Lately, Elon Musk is less present in the media circus; however, he is still active in indoctrinating dangerous fellows of the far-right as seen in his recent London address. So, his use of X in Europe continues for his Tech-Fascist agenda.
Yes, it’s Tech-Fascism. So, banning X is about banning fascism and its ability to gain influence in society through combining online surveillance and misleading content for a hyper tailored manipulation of citizens.
Today, I publicly reveal myself as the author of the campaign BAN X in EU. For one year, I promoted this campaign anonymously, disclosing it only to close contacts, through an online petition, posters, graffiti, and stickers across Europe. I first launched the project with the pseudonym John Doe from Spain, but in reality, it was me, Paolo Cirio. BAN X in EU is my personal work investigating the Digital Services Act (DSA) regulation for online disinformation in Europe as an artistic and activist endeavor.
I am concluding this campaign by publishing a video essay that reflects on redefining free speech online. This new short video documents my protest art action across Europe and my short text on free speech. My own statements on disinformation, censorship, and manipulation are reassembled with AI effects to portray an ambiguous philosophical battle between myself and Elon Musk.
Without support and funding, I launched the project a year ago, anonymously, on the 26th of September 2024, months before Trump won the elections, and Elon Musk had joined Trump’s administration with inflammatory statements and supporting far-right parties. Just by posting one sticker at the time on the streets and by reaching out to everyone online, I collected thousands of signatures. I started to spread the idea of banning Elon Musk’s platform when it was still controversial, before his intentions became very clear to everyone. My initial impulse came from noticing an increasing amount of disinformation on climate change on X during the summer of 2024. It made me upset enough to drop everything and work full-time on the new campaign and risk everything for it. Somehow, I had the intuition for what was coming.
Meanwhile, in the political world, things aren’t getting any better. After all this time, the European Commission is not enforcing the DSA on Big-Tech to maintain diplomacy with the United States, which in return aggressively attacks legacy media with lawsuits, slashing funding, and AI content. Moreover, the Trump administration just instructed the FTC (Federal Trade Commission) to recommend Big-Tech firms to dismiss any DSA regulations for the safety of US citizens. Today, disinformation is at the core of Tech-Fascism, after all, free speech is not about expressing opinions any longer, but it's pure politics.
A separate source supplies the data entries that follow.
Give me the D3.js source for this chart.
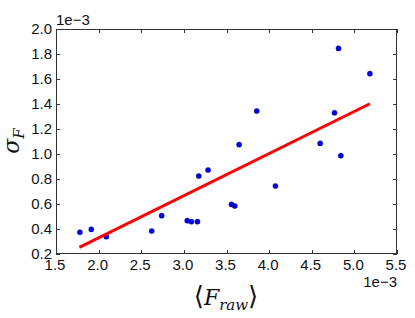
<!DOCTYPE html>
<html><head><meta charset="utf-8">
<script src="https://cdn.jsdelivr.net/npm/d3@7"></script>
<style>body{margin:0;background:#fff}svg{display:block}</style>
</head><body><svg id="c" width="415" height="318"></svg>
<script>
const xVals = [1.78,1.914,2.09,2.623,2.74,3.04,3.088,3.159,3.175,3.284,3.558,3.597,3.648,3.855,4.074,4.599,4.767,4.814,4.841,5.182];
const yVals = [0.374,0.397,0.339,0.384,0.507,0.467,0.459,0.459,0.824,0.872,0.597,0.584,1.075,1.344,0.744,1.085,1.33,1.845,0.987,1.643];
const fitX = [1.774,5.182];
const fitY = [0.253,1.402];
const xTicks = [1.5,2.0,2.5,3.0,3.5,4.0,4.5,5.0,5.5];
const yTicks = [0.2,0.4,0.6,0.8,1.0,1.2,1.4,1.6,1.8,2.0];

const svg = d3.select("#c");
const L=56,R=397,T=29,B=254;
const x = d3.scaleLinear().domain([1.5,5.5]).range([L,R]);
const y = d3.scaleLinear().domain([0.2,2.0]).range([B,T]);
const font = "'Liberation Sans', Arial, sans-serif";

const tl=4;
const g = svg.append("g").attr("stroke","#333").attr("stroke-width",1);
xTicks.forEach(t=>{
  const px=Math.round(x(t))+0.5;
  g.append("line").attr("x1",px).attr("x2",px).attr("y1",B).attr("y2",B-tl);
  g.append("line").attr("x1",px).attr("x2",px).attr("y1",T).attr("y2",T+tl);
});
yTicks.forEach(t=>{
  const py=Math.round(y(t))+0.5;
  g.append("line").attr("x1",L).attr("x2",L+tl).attr("y1",py).attr("y2",py);
  g.append("line").attr("x1",R).attr("x2",R-tl).attr("y1",py).attr("y2",py);
});

svg.append("g").selectAll("text").data(xTicks).join("text")
  .attr("x",d=>x(d)-1).attr("y",270).attr("text-anchor","middle")
  .attr("font-family",font).attr("font-size",15).attr("fill","#111")
  .text(d=>d.toFixed(1));
svg.append("g").selectAll("text").data(yTicks).join("text")
  .attr("x",L-4).attr("y",d=>y(d)+4.5).attr("text-anchor","end")
  .attr("font-family",font).attr("font-size",15).attr("fill","#111")
  .text(d=>d.toFixed(1));

svg.append("text").attr("x",L).attr("y",25).attr("font-family",font).attr("font-size",15).attr("fill","#111").text("1e\u22123");
svg.append("text").attr("x",R).attr("y",287).attr("text-anchor","end").attr("font-family",font).attr("font-size",15).attr("fill","#111").text("1e\u22123");

svg.append("g").selectAll("circle").data(xVals.map((v,i)=>[v,yVals[i]])).join("circle")
  .attr("cx",d=>x(d[0])).attr("cy",d=>y(d[1])).attr("r",2.6)
  .attr("fill","#0000ee").attr("stroke","#000066").attr("stroke-width",0.4);

svg.append("line").attr("x1",x(fitX[0])).attr("y1",y(fitY[0])).attr("x2",x(fitX[1])).attr("y2",y(fitY[1]))
  .attr("stroke","#ff0000").attr("stroke-width",3);

svg.append("rect").attr("x",L+0.5).attr("y",T+0.5).attr("width",R-L-1).attr("height",B-T-1)
  .attr("fill","none").attr("stroke","#333").attr("stroke-width",1);

const yl = svg.append("text").attr("transform","translate(19,141) rotate(-90)")
  .attr("text-anchor","middle").attr("font-family","'DejaVu Serif', serif").attr("font-size",22).attr("fill","#111");
yl.append("tspan").attr("font-style","italic").text("\u03C3");
yl.append("tspan").attr("font-style","italic").attr("font-size",15).attr("dy",5).text("F");

const xl = svg.append("text").attr("x",226).attr("y",305).attr("text-anchor","middle")
  .attr("font-family","'DejaVu Serif', serif").attr("font-size",22).attr("fill","#111");
xl.append("tspan").attr("font-family","'DejaVu Sans', sans-serif").attr("font-size",26).text("\u27E8");
xl.append("tspan").attr("font-style","italic").text("F");
xl.append("tspan").attr("font-style","italic").attr("font-size",15).attr("dy",5).text("raw");
xl.append("tspan").attr("font-family","'DejaVu Sans', sans-serif").attr("font-size",26).attr("dy",-5).text("\u27E9");
</script></body></html>
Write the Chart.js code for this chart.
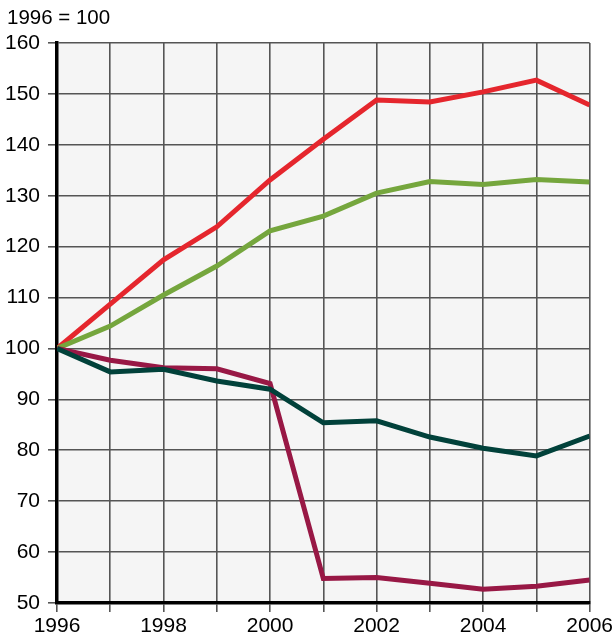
<!DOCTYPE html>
<html>
<head>
<meta charset="utf-8">
<script src="https://cdn.jsdelivr.net/npm/chart.js@4"></script>
<style>
  html, body { margin: 0; padding: 0; background: #fff; }
  #wrap { position: relative; width: 615px; height: 640px; }
  #unit { position: absolute; left: 7px; top: 5px; font: 20.5px "Liberation Sans", Arial, sans-serif; color: #000; }
  canvas { position: absolute; left: 0; top: 0; }
</style>
</head>
<body>
<div id="wrap">
  <canvas id="chart" width="615" height="640"></canvas>
  <div id="unit">1996 = 100</div>
</div>
<script>
// DATA
const years = [1996, 1997, 1998, 1999, 2000, 2001, 2002, 2003, 2004, 2005, 2006];
const redSeries = [100, 108.7, 117.4, 123.9, 133.1, 141.1, 148.8, 148.4, 150.4, 152.7, 147.8];
const greenSeries = [100, 104.4, 110.5, 116.2, 123.1, 126.0, 130.5, 132.8, 132.2, 133.2, 132.7];
const darkSeries = [100, 95.4, 95.9, 93.6, 92.0, 85.4, 85.8, 82.6, 80.4, 78.9, 82.8];
const crimsonSeries = [100, 97.7, 96.2, 96.0, 93.1, 54.8, 55.0, 53.9, 52.7, 53.3, 54.5];
const yTicks = [50, 60, 70, 80, 90, 100, 110, 120, 130, 140, 150, 160];

const font = { family: "'Liberation Sans', Arial, sans-serif", size: 21 };

function pts(arr) {
  return years.map((y, i) => ({ x: y, y: arr[i] }));
}

// plot background
const bgPlugin = {
  id: "bg",
  beforeDraw(chart) {
    const a = chart.chartArea, ctx = chart.ctx;
    ctx.save();
    ctx.fillStyle = "#f5f5f5";
    ctx.fillRect(a.left, a.top, a.right - a.left, a.bottom - a.top);
    ctx.restore();
  }
};

function line(data, color, order) {
  return {
    data: pts(data),
    borderColor: color,
    borderWidth: 5,
    pointRadius: 0,
    tension: 0,
    fill: false,
    order: order
  };
}

new Chart(document.getElementById("chart"), {
  type: "line",
  data: {
    datasets: [
      line(redSeries, "#e5262d", 3),
      line(greenSeries, "#75a63d", 2),
      line(crimsonSeries, "#981845", 1),
      line(darkSeries, "#01413a", 0)
    ]
  },
  options: {
    responsive: false,
    animation: false,
    layout: { padding: { top: 43, right: 25, left: 0, bottom: 0 } },
    plugins: { legend: { display: false }, tooltip: { enabled: false } },
    scales: {
      x: {
        type: "linear",
        min: 1996,
        max: 2006,
        afterBuildTicks: s => { s.ticks = years.map(v => ({ value: v })); },
        ticks: {
          autoSkip: false,
          maxRotation: 0,
          color: "#000",
          font: font,
          padding: 2,
          callback: v => (v % 2 === 0 ? String(v) : "")
        },
        grid: { color: "#555", lineWidth: 1.6, tickLength: 9 },
        border: { color: "#000", width: 3.5 },
        afterFit: s => { s.height = 37; }
      },
      y: {
        min: 50,
        max: 160,
        afterBuildTicks: s => { s.ticks = yTicks.map(v => ({ value: v })); },
        ticks: { color: "#000", font: font, padding: 8 },
        grid: { color: "#555", lineWidth: 1.6, tickLength: 9 },
        border: { color: "#000", width: 3.5 },
        afterFit: s => { s.width = 57; }
      }
    }
  },
  plugins: [bgPlugin]
});
</script>
</body>
</html>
Through the self-regulation of Community Notes, X keeps escaping DSA regulations and fostering an environment where far-right content thrives under no scrutiny of platform-led content moderation. Under these conditions, the platform claims to ensure transparency and moderation through its Community Notes scheme: a subsection of their platform in which users can anonymously fact-check, report, and vote on posts that have been flagged. Anybody who has been active on X for more than six months can apply and become a contributor. All contributors are granted access to Community Notes and can participate in the content moderation process regardless of the topic of the post. For example, someone who has only ever posted about NBA basketball will be able to moderate posts about elections in Germany. Community Notes are advertised through democratic language such as “community-driven”, “contribution”, “decentralization”, and “contextualization”, but in reality, they function to dismantle expert-based accountability and the desire for credible sources. Due to the crowd-sourced nature of Community Notes and the rating algorithm that is used to publish notes, notes that surround controversial topics are often too slow to curtail problematic misinformation and even hateful messages regarding such topics. This can be seen in the case of the Israeli genocide in Palestine when Community Notes failed to adequately moderate misinformation surrounding the events of October 7, 2023. Additionally, sources that are cited within Community Notes most often link to other posts on X rather than external citations. This results in a weaponization of free speech principles to fuel hostile discourse online and cut out more formal and credible journalistic content.
This past July, X fully integrated Grok, its AI model, directly into their Community Notes interface as a contributor. This marks a new shift away from the populist model of Community Notes that favors the individual over the authority, to a new era of trust favoring artificial intelligence models. Unlike other AI models, such as ChatGPT, which rely on pre-trained datasets, Grok is unique in the sense that it integrates real-time training data via X’s API. This echoes the practices of Community Notes contributors who commonly cite X itself rather than external sources. Grok may be Musk’s most dangerous tool, as the poorly moderated and often factually incorrect training data from X that it calls upon is then regurgitated as fact-checking itself. Harm is further reinforced by Elon’s instructions for Grok to avoid political correctness and be suspicious of mainstream sources.
As the affordance within X’s interface and soon most other social media apps encourage the use of AI chatbots as the voice of truth and reason, new conversations on AI’s freedom of speech arise. These conversations involve moderating the AI models themselves and those who program them in pursuit of the protection of human freedom of speech and freedom of information. The narrative that all policy and moderation practices hinder personal autonomy and freedom of speech must be challenged.
Thanks to everyone who followed me on this, and goodbye if you are still using X and getting deluded by Musk’s algorithms.